P Chidambaram took charge as finance minister on Wednesday, and got right down to work, holding review meetings with the ministry’s top financial administrators amid hopes that he will usher in a much-needed round of reforms to halt the slide in the economy.
Many expect Chidambaram, a 66-year-old, Harvard-educated, two-time finance minister, to steer India’s economy out of a web of economic mess, from a sharp slowdown in growth to a free-falling rupee, from industrial deceleration to rising prices.
From a country-wide Goods and Services Tax (GST), to a direct taxes code (DTC), from allowing foreign direct investment (FDI) in pensions and opening up the insurance sector, Chidambaram is expected to carry out the unfinished reforms agenda, most of which he had unveiled in his stint as finance minister in UPA1 between 2004 and 2008.
Industry leaders welcomed the return of Chidambaram as finance minister.
“We are confident that he will set in motion quick actions to revive flagging investor sentiments and restore the driving forces of the economy,” said Chandrajit Banerjee, director general of industrial body Confederation of Indian Industry, in a statement.

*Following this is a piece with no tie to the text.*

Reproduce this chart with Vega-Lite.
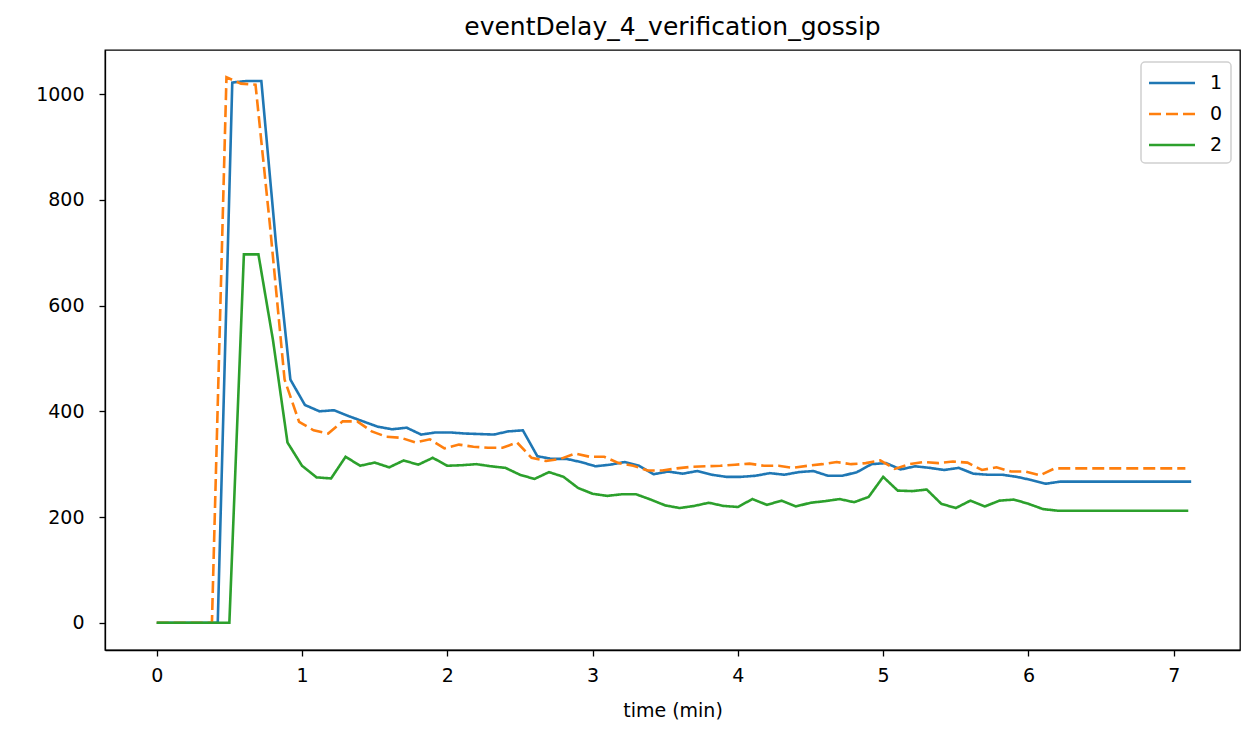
{
  "$schema": "https://vega.github.io/schema/vega-lite/v6.json",
  "autosize": "none",
  "width": 1135,
  "height": 600,
  "padding": {"left": 105, "top": 50, "right": 3, "bottom": 85},
  "background": "white",
  "title": {"text": "eventDelay_4_verification_gossip", "font": "DejaVu Sans", "fontSize": 25, "fontWeight": "normal", "color": "black", "offset": 10, "anchor": "middle"},
  "data": {"values": [
    {"series": "1", "t": 0.0, "v": 0},
    {"series": "1", "t": 0.42, "v": 0},
    {"series": "1", "t": 0.52, "v": 1022},
    {"series": "1", "t": 0.62, "v": 1025},
    {"series": "1", "t": 0.72, "v": 1025},
    {"series": "1", "t": 0.82, "v": 720},
    {"series": "1", "t": 0.92, "v": 460},
    {"series": "1", "t": 1.02, "v": 412},
    {"series": "1", "t": 1.12, "v": 400},
    {"series": "1", "t": 1.22, "v": 402},
    {"series": "1", "t": 1.32, "v": 391},
    {"series": "1", "t": 1.42, "v": 381},
    {"series": "1", "t": 1.52, "v": 371},
    {"series": "1", "t": 1.62, "v": 366},
    {"series": "1", "t": 1.72, "v": 369},
    {"series": "1", "t": 1.82, "v": 356},
    {"series": "1", "t": 1.92, "v": 360},
    {"series": "1", "t": 2.02, "v": 360},
    {"series": "1", "t": 2.12, "v": 358},
    {"series": "1", "t": 2.22, "v": 357},
    {"series": "1", "t": 2.32, "v": 356},
    {"series": "1", "t": 2.42, "v": 362},
    {"series": "1", "t": 2.52, "v": 364},
    {"series": "1", "t": 2.62, "v": 315},
    {"series": "1", "t": 2.72, "v": 310},
    {"series": "1", "t": 2.82, "v": 310},
    {"series": "1", "t": 2.92, "v": 304},
    {"series": "1", "t": 3.02, "v": 296},
    {"series": "1", "t": 3.12, "v": 299},
    {"series": "1", "t": 3.22, "v": 304},
    {"series": "1", "t": 3.32, "v": 297},
    {"series": "1", "t": 3.42, "v": 281},
    {"series": "1", "t": 3.52, "v": 286},
    {"series": "1", "t": 3.62, "v": 282},
    {"series": "1", "t": 3.72, "v": 287},
    {"series": "1", "t": 3.82, "v": 280},
    {"series": "1", "t": 3.92, "v": 276},
    {"series": "1", "t": 4.02, "v": 276},
    {"series": "1", "t": 4.12, "v": 278},
    {"series": "1", "t": 4.22, "v": 283},
    {"series": "1", "t": 4.32, "v": 280},
    {"series": "1", "t": 4.42, "v": 285},
    {"series": "1", "t": 4.52, "v": 287},
    {"series": "1", "t": 4.62, "v": 278},
    {"series": "1", "t": 4.72, "v": 278},
    {"series": "1", "t": 4.82, "v": 285},
    {"series": "1", "t": 4.92, "v": 300},
    {"series": "1", "t": 5.02, "v": 302},
    {"series": "1", "t": 5.12, "v": 290},
    {"series": "1", "t": 5.22, "v": 296},
    {"series": "1", "t": 5.32, "v": 293},
    {"series": "1", "t": 5.42, "v": 289},
    {"series": "1", "t": 5.52, "v": 293},
    {"series": "1", "t": 5.62, "v": 282},
    {"series": "1", "t": 5.72, "v": 280},
    {"series": "1", "t": 5.82, "v": 280},
    {"series": "1", "t": 5.92, "v": 276},
    {"series": "1", "t": 6.02, "v": 270},
    {"series": "1", "t": 6.12, "v": 263},
    {"series": "1", "t": 6.22, "v": 267},
    {"series": "1", "t": 6.52, "v": 267},
    {"series": "1", "t": 6.82, "v": 267},
    {"series": "1", "t": 7.12, "v": 267},
    {"series": "0", "t": 0.0, "v": 0},
    {"series": "0", "t": 0.38, "v": 0},
    {"series": "0", "t": 0.48, "v": 1032},
    {"series": "0", "t": 0.58, "v": 1020},
    {"series": "0", "t": 0.68, "v": 1018},
    {"series": "0", "t": 0.78, "v": 750},
    {"series": "0", "t": 0.88, "v": 460},
    {"series": "0", "t": 0.98, "v": 380},
    {"series": "0", "t": 1.08, "v": 364},
    {"series": "0", "t": 1.18, "v": 358},
    {"series": "0", "t": 1.28, "v": 381},
    {"series": "0", "t": 1.38, "v": 381},
    {"series": "0", "t": 1.48, "v": 362},
    {"series": "0", "t": 1.58, "v": 352},
    {"series": "0", "t": 1.68, "v": 350},
    {"series": "0", "t": 1.78, "v": 341},
    {"series": "0", "t": 1.88, "v": 347},
    {"series": "0", "t": 1.98, "v": 330},
    {"series": "0", "t": 2.08, "v": 337},
    {"series": "0", "t": 2.18, "v": 333},
    {"series": "0", "t": 2.28, "v": 331},
    {"series": "0", "t": 2.38, "v": 331},
    {"series": "0", "t": 2.48, "v": 341},
    {"series": "0", "t": 2.58, "v": 312},
    {"series": "0", "t": 2.68, "v": 306},
    {"series": "0", "t": 2.78, "v": 310},
    {"series": "0", "t": 2.88, "v": 320},
    {"series": "0", "t": 2.98, "v": 314},
    {"series": "0", "t": 3.08, "v": 314},
    {"series": "0", "t": 3.18, "v": 302},
    {"series": "0", "t": 3.28, "v": 297},
    {"series": "0", "t": 3.38, "v": 288},
    {"series": "0", "t": 3.48, "v": 288},
    {"series": "0", "t": 3.58, "v": 292},
    {"series": "0", "t": 3.68, "v": 295},
    {"series": "0", "t": 3.78, "v": 296},
    {"series": "0", "t": 3.88, "v": 297},
    {"series": "0", "t": 3.98, "v": 299},
    {"series": "0", "t": 4.08, "v": 301},
    {"series": "0", "t": 4.18, "v": 297},
    {"series": "0", "t": 4.28, "v": 297},
    {"series": "0", "t": 4.38, "v": 293},
    {"series": "0", "t": 4.48, "v": 297},
    {"series": "0", "t": 4.58, "v": 300},
    {"series": "0", "t": 4.68, "v": 304},
    {"series": "0", "t": 4.78, "v": 300},
    {"series": "0", "t": 4.88, "v": 302},
    {"series": "0", "t": 4.98, "v": 307},
    {"series": "0", "t": 5.08, "v": 291},
    {"series": "0", "t": 5.18, "v": 300},
    {"series": "0", "t": 5.28, "v": 304},
    {"series": "0", "t": 5.38, "v": 302},
    {"series": "0", "t": 5.48, "v": 305},
    {"series": "0", "t": 5.58, "v": 303},
    {"series": "0", "t": 5.68, "v": 289},
    {"series": "0", "t": 5.78, "v": 294},
    {"series": "0", "t": 5.88, "v": 286},
    {"series": "0", "t": 5.98, "v": 286},
    {"series": "0", "t": 6.08, "v": 279},
    {"series": "0", "t": 6.18, "v": 292},
    {"series": "0", "t": 6.48, "v": 292},
    {"series": "0", "t": 6.78, "v": 292},
    {"series": "0", "t": 7.08, "v": 292},
    {"series": "2", "t": 0.0, "v": 0},
    {"series": "2", "t": 0.5, "v": 0},
    {"series": "2", "t": 0.6, "v": 697},
    {"series": "2", "t": 0.7, "v": 697},
    {"series": "2", "t": 0.8, "v": 535},
    {"series": "2", "t": 0.9, "v": 341},
    {"series": "2", "t": 1.0, "v": 297},
    {"series": "2", "t": 1.1, "v": 275},
    {"series": "2", "t": 1.2, "v": 273},
    {"series": "2", "t": 1.3, "v": 314},
    {"series": "2", "t": 1.4, "v": 297},
    {"series": "2", "t": 1.5, "v": 303},
    {"series": "2", "t": 1.6, "v": 294},
    {"series": "2", "t": 1.7, "v": 307},
    {"series": "2", "t": 1.8, "v": 299},
    {"series": "2", "t": 1.9, "v": 312},
    {"series": "2", "t": 2.0, "v": 297},
    {"series": "2", "t": 2.1, "v": 298},
    {"series": "2", "t": 2.2, "v": 300},
    {"series": "2", "t": 2.3, "v": 296},
    {"series": "2", "t": 2.4, "v": 293},
    {"series": "2", "t": 2.5, "v": 280},
    {"series": "2", "t": 2.6, "v": 272},
    {"series": "2", "t": 2.7, "v": 285},
    {"series": "2", "t": 2.8, "v": 276},
    {"series": "2", "t": 2.9, "v": 255},
    {"series": "2", "t": 3.0, "v": 244},
    {"series": "2", "t": 3.1, "v": 240},
    {"series": "2", "t": 3.2, "v": 243},
    {"series": "2", "t": 3.3, "v": 243},
    {"series": "2", "t": 3.4, "v": 233},
    {"series": "2", "t": 3.5, "v": 222},
    {"series": "2", "t": 3.6, "v": 217},
    {"series": "2", "t": 3.7, "v": 221},
    {"series": "2", "t": 3.8, "v": 227},
    {"series": "2", "t": 3.9, "v": 221},
    {"series": "2", "t": 4.0, "v": 219},
    {"series": "2", "t": 4.1, "v": 234},
    {"series": "2", "t": 4.2, "v": 223},
    {"series": "2", "t": 4.3, "v": 231},
    {"series": "2", "t": 4.4, "v": 220},
    {"series": "2", "t": 4.5, "v": 227},
    {"series": "2", "t": 4.6, "v": 230},
    {"series": "2", "t": 4.7, "v": 234},
    {"series": "2", "t": 4.8, "v": 228},
    {"series": "2", "t": 4.9, "v": 238},
    {"series": "2", "t": 5.0, "v": 276},
    {"series": "2", "t": 5.1, "v": 250},
    {"series": "2", "t": 5.2, "v": 249},
    {"series": "2", "t": 5.3, "v": 252},
    {"series": "2", "t": 5.4, "v": 225},
    {"series": "2", "t": 5.5, "v": 217},
    {"series": "2", "t": 5.6, "v": 231},
    {"series": "2", "t": 5.7, "v": 220},
    {"series": "2", "t": 5.8, "v": 231},
    {"series": "2", "t": 5.9, "v": 233},
    {"series": "2", "t": 6.0, "v": 225},
    {"series": "2", "t": 6.1, "v": 215},
    {"series": "2", "t": 6.2, "v": 212},
    {"series": "2", "t": 6.5, "v": 212},
    {"series": "2", "t": 6.8, "v": 212},
    {"series": "2", "t": 7.1, "v": 212}
  ]},
  "mark": {"type": "line", "strokeWidth": 2.6, "clip": true},
  "encoding": {
    "x": {"field": "t", "type": "quantitative", "scale": {"domain": [-0.356, 7.456], "nice": false, "zero": false},
      "axis": {"values": [0, 1, 2, 3, 4, 5, 6, 7], "title": "time (min)", "grid": false, "format": "d", "labelPadding": 10, "titlePadding": 16}},
    "y": {"field": "v", "type": "quantitative", "scale": {"domain": [-51.6, 1083.6], "nice": false, "zero": false},
      "axis": {"values": [0, 200, 400, 600, 800, 1000], "title": null, "grid": false, "format": "d", "labelPadding": 15}},
    "color": {"field": "series", "type": "nominal", "sort": ["1", "0", "2"],
      "scale": {"domain": ["1", "0", "2"], "range": ["#1f77b4", "#ff7f0e", "#2ca02c"]},
      "legend": {"title": null, "orient": "none", "legendX": 1036, "legendY": 12}},
    "strokeDash": {"field": "series", "type": "nominal", "sort": ["1", "0", "2"],
      "scale": {"domain": ["1", "0", "2"], "range": [[1, 0], [12, 5], [1, 0]]},
      "legend": {"title": null, "orient": "none", "legendX": 1036, "legendY": 12}},
    "order": {"field": "t", "type": "quantitative"}
  },
  "config": {
    "font": "DejaVu Sans",
    "view": {"stroke": "black", "strokeWidth": 1.3},
    "axis": {"domainColor": "black", "domainWidth": 1.3, "tickColor": "black", "tickSize": 6, "tickWidth": 1.3,
      "labelFont": "DejaVu Sans", "labelFontSize": 19, "labelColor": "black",
      "titleFont": "DejaVu Sans", "titleFontSize": 19, "titleFontWeight": "normal", "titleColor": "black"},
    "legend": {"labelFont": "DejaVu Sans", "labelFontSize": 19, "labelColor": "black", "symbolType": "M-2,0H2",
      "symbolSize": 529, "symbolStrokeWidth": 2.6, "symbolOffset": 10, "rowPadding": 8, "padding": 8,
      "strokeColor": "#d0d0d0", "strokeWidth": 1.5, "fillColor": "white", "cornerRadius": 4, "labelOffset": 25}
  }
}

Economists and analysts expect Chidambaram to announce a string of measures to signal that the government is responding to criticism that restrictive policy environment was hurting India’s image as an investment destination.
Analysts said that controlling the fiscal deficit, a measure of public borrowing, will be a big challenge for the government as an economic slide will hit tax revenues.
“We believe slower indirect tax collection growth combined with continued high growth in government spending will push the fiscal deficit higher than the budget estimate (of 5.1% of GDP),” said Chetan Ahya of Morgan Stanley in a research report.